The plaintiff cannot be reproached either for not having considered that according to general experience the attempt to increase rents meets with difficulties and thus for having failed to entertain doubts about the accuracy of the expert opinion. Every contract for the supply of advice for a consideration (including in a broad sense also instructions to prepare an expert opinion) is based on the assumption that he who gives the advice possesses more knowledge and insight than he who receives it. The professional training and experience of the adviser is to supplement the deficient expertise of the other contracting party. Consequently it is obvious that the expert adviser is required to possess a greater degree of insight than the party instructing him.
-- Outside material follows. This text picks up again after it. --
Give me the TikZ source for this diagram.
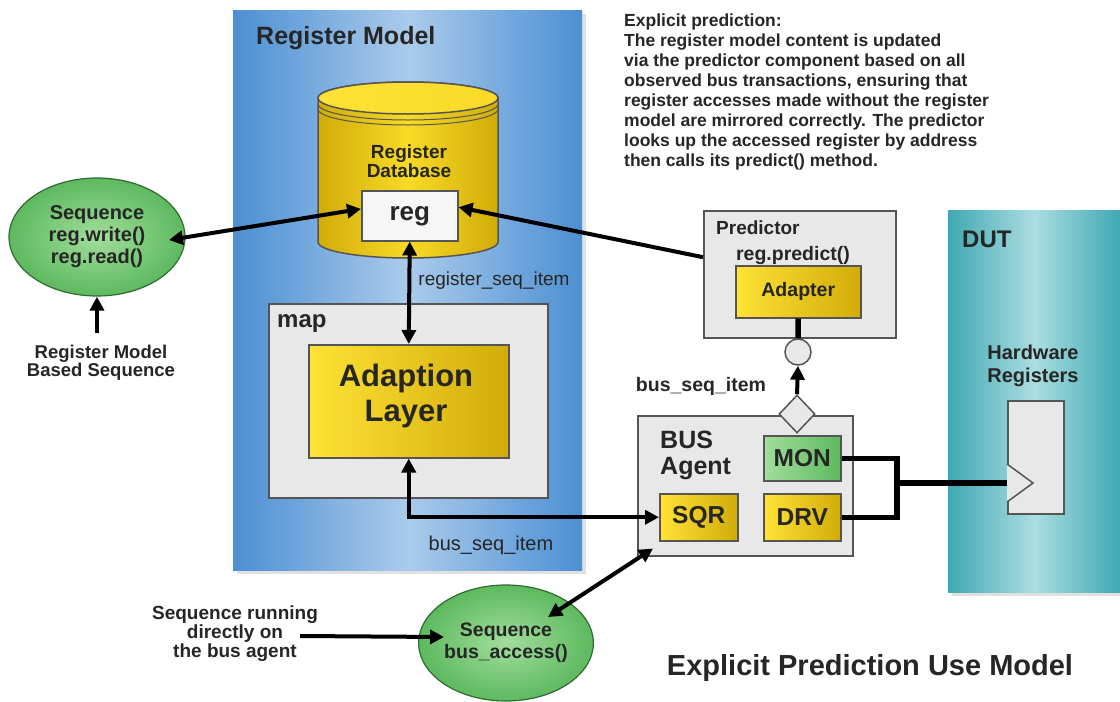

If the latter does not detect the mistakes made by the adviser or expert, this cannot normally be regarded as contributory negligence; in the present case it might possibly be found, inter alia in the fact that the plaintiff was not struck by the considerable difference between the valuation made by the defendant and the actual price demanded by the seller . . . In no circumstances can the plaintiff’s contributory negligence, if it should be found to exist, be regarded as so serious as to exclude the liability of the adviser or expert altogether [references].

IV. The plaintiff can only claim damages if the faulty estimate of the net annual income by the defendant determined the plaintiff’s decision to purchase the premises . . . If the view of the Court of Appeal should be correct that the group of buyers behind the witness S intended to convert the premises to be purchased into apartments to be sold to the occupiers, it is difficult to understand why the amount of income to be obtained through letting should have influenced the decision of the plaintiff at all. It must be admitted that, if this should be the case, it is equally difficult to understand why the defendant should have included in his expert opinion any details about the prospective rental income; in those circumstances it would have been more appropriate to state in the expert opinion what price could be obtained if the apartments to be constructed were to be placed on the property market.